In 2008, four tribes gave more than $107 million to support Propositions 94 through 97, which passed, allowing them to build extra-large casinos in Southern California. Their opponents spent $64 million.
Public employee unions are certain to spend freely to fight any pension reform initiatives. In 2005, unions beat back Proposition 75, which would have curbed union contributions to political campaigns, outspending supporters $54 million to $6 million.
Derek Cressman, Common Cause's regional director of state operations for Western States, said of California’s expensive initiative campaigns, “I have not seen this pop up as much in other states.” The National Institute on Money in State Politics reported that total spending by ballot measure committees topped $235 million in California in 2010, while Washington was a distant second at nearly $63 million.

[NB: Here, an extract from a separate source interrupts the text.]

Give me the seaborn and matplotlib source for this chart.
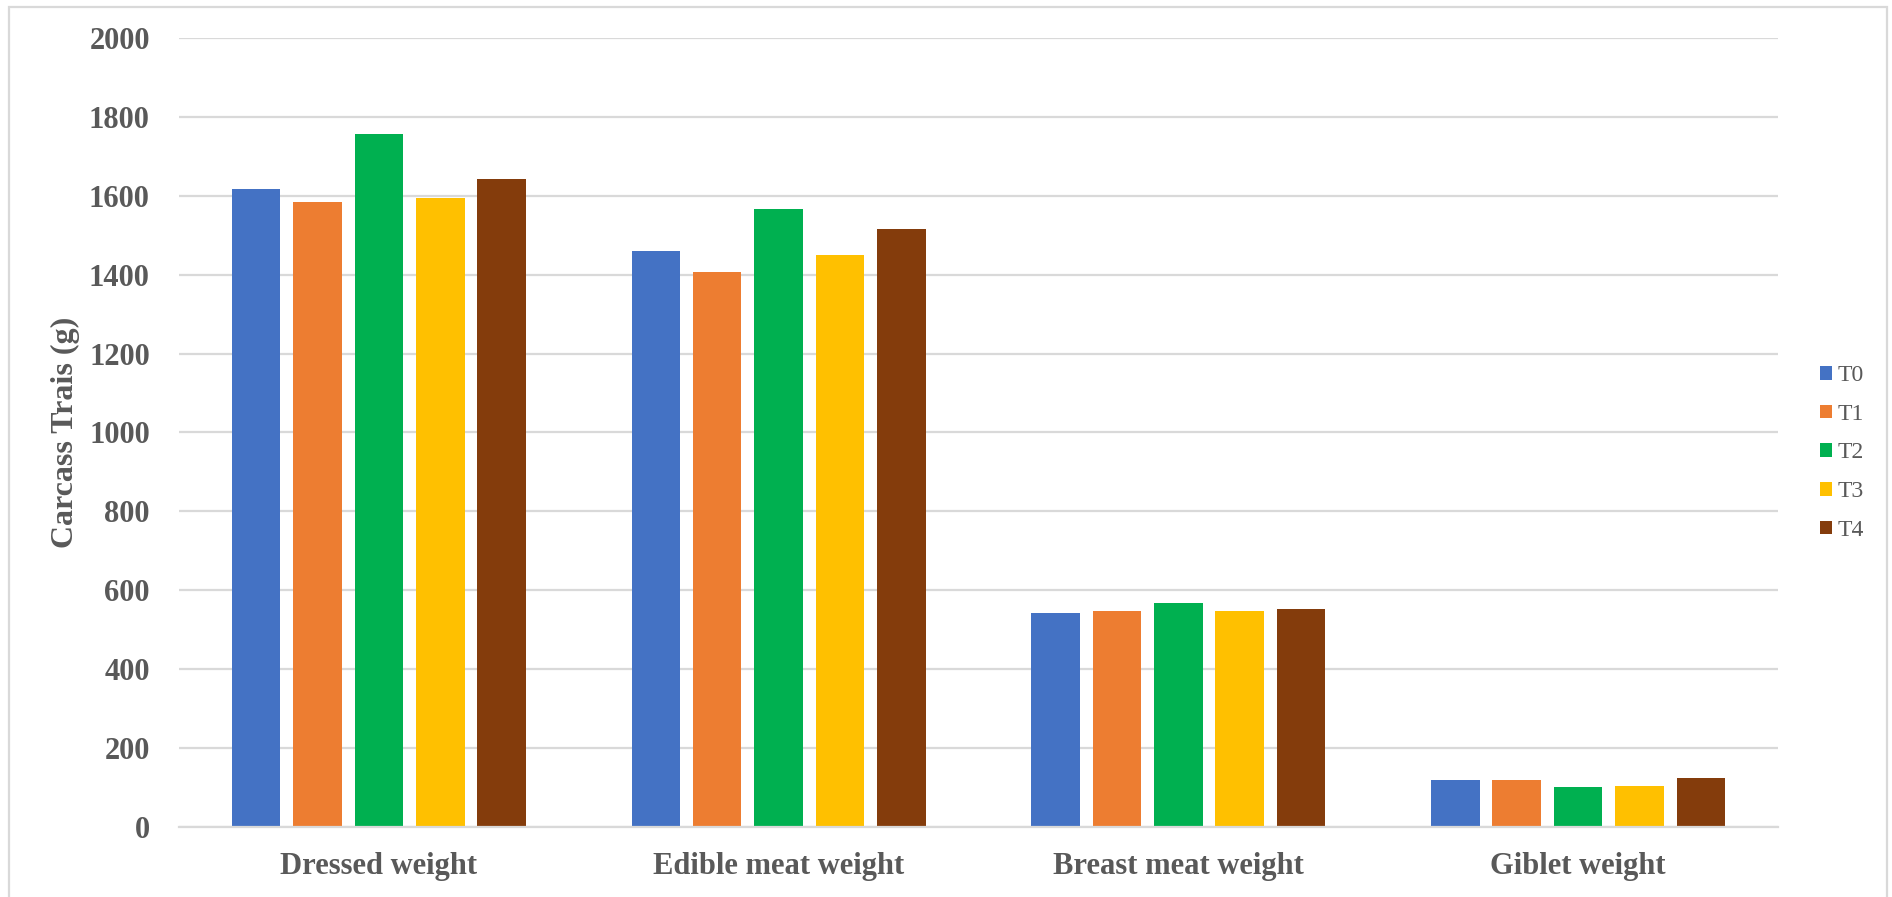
import matplotlib
matplotlib.use("Agg")
import matplotlib.pyplot as plt
from matplotlib.patches import Rectangle
import seaborn as sns
import pandas as pd

# Carcass traits per treatment group (g)
categories = ["Dressed weight", "Edible meat weight", "Breast meat weight", "Giblet weight"]
treatments = ["T0", "T1", "T2", "T3", "T4"]
t0 = [1618, 1461, 542, 118]
t1 = [1585, 1406, 548, 119]
t2 = [1757, 1568, 568, 100]
t3 = [1596, 1449, 548, 102]
t4 = [1642, 1515, 552, 123]
colors = ["#4472C4", "#ED7D31", "#00B050", "#FFC000", "#843C0C"]
y_ticks = [0, 200, 400, 600, 800, 1000, 1200, 1400, 1600, 1800, 2000]

series = {"T0": t0, "T1": t1, "T2": t2, "T3": t3, "T4": t4}
rows = []
for tr in treatments:
    for cat, val in zip(categories, series[tr]):
        rows.append({"Trait": cat, "Treatment": tr, "Value": val})
df = pd.DataFrame(rows)

sns.set_theme(style="white")
plt.rcParams["font.family"] = ["Liberation Serif", "DejaVu Serif"]
text_color = "#595959"
grid_color = "#D9D9D9"

fig = plt.figure(figsize=(18.92, 8.97), dpi=100)
ax = fig.add_axes([0.0946, 0.0785, 0.8451, 0.8788])

sns.barplot(data=df, x="Trait", y="Value", hue="Treatment", order=categories,
            hue_order=treatments, palette=colors, width=0.768, gap=0.21,
            linewidth=0, saturation=1, ax=ax, legend=True)

ax.set_xlim(-0.5, 3.5)
ax.set_ylim(0, 2000)
ax.set_yticks(y_ticks)
ax.set_axisbelow(True)
ax.yaxis.grid(True, color=grid_color, linewidth=1.6)
ax.xaxis.grid(False)
for side in ["top", "right", "left"]:
    ax.spines[side].set_visible(False)
ax.spines["bottom"].set_color(grid_color)
ax.spines["bottom"].set_linewidth(1.6)

ax.tick_params(axis="y", length=0, pad=21, labelsize=22, labelcolor=text_color)
ax.tick_params(axis="x", length=0, pad=18, labelsize=22, labelcolor=text_color)
for lab in ax.get_yticklabels() + ax.get_xticklabels():
    lab.set_fontweight("bold")

ax.set_xlabel("")
ax.set_ylabel("Carcass Trais (g)", fontsize=23, fontweight="bold", color=text_color)
ax.yaxis.set_label_coords(-0.0619, 0.5)

handles, labels = ax.get_legend_handles_labels()
ax.get_legend().remove()
fig.legend(handles, labels, loc="center left", bbox_to_anchor=(0.9556, 0.495),
           frameon=False, fontsize=17, labelcolor=text_color, borderpad=0,
           handlelength=0.52, handleheight=0.52, handletextpad=0.25,
           labelspacing=0.75)

# light outer frame around the chart
fig.patches.append(Rectangle((0.0048, -0.01), 0.9926, 1.0022, transform=fig.transFigure,
                             fill=False, edgecolor=grid_color, linewidth=1.6))

fig.savefig("out.png", dpi=100)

McGhee, of the Public Policy Institute, believes about 90 percent of the money spent on campaigns goes to initiatives rather than candidates because “candidates are messy; you don’t know what you’re getting, whether they’re going to support your agenda ...”
Reforming the initiative process
Since the Supreme Court has said initiative campaign contributions can’t be limited because that would interfere with free speech, some political observers have looked for other ways to improve California’s initiative process.
Providing voters with the information they want and need is the approach favored by Kim Alexander, president and founder of the California Voter Foundation, a nonprofit that works on using technology to improve the campaign process.
“My attitude is the money is not going away, the initiative process is not going away; we can’t even think about it. But I think it could be improved.”
Specifically, she wants more disclosure of information about who’s contributing to initiative campaigns to make it easier for voters to decide. “Remember, most initiatives get defeated,” Alexander said. “I think voters really are discriminating. I don’t see that many examples where big money has won a campaign.”
McGhee agreed, saying: “Voters seem to have a bias toward saying no. When they’re uncertain, they say no, which is kind of how it should be.”
One reason for the popularity of initiatives is that voters think they make better public policy decisions than the people they choose to represent them. That’s what six out of 10 likely voters surveyed told the Public Policy Institute of California in September last year.
Voters do support changes in the process, though, the survey found: 81 percent like the idea of providing time for an initiative sponsor and the legislature to discuss a compromise before putting the issue on the ballot, 80 favor better disclosure of who’s paying for signature gathering and initiative campaigns and 73 percent want to require any initiative affecting the budget to identify specifically where the money will come from.
However, Gov. Brown has vetoed three reform bills: SB 334, which would have required listing in the ballot pamphlet the top three contributors for or against a measure; SB 448, requiring signature gatherers to wear a badge; and SB 168, making it a misdemeanor to pay petition circulators by the signature.
Of course, voters could always try to override him. All they need are the will, the wherewithal and 504,760 signatures to try to revamp the initiative process in time-honored California fashion -- with a new initiative of their own.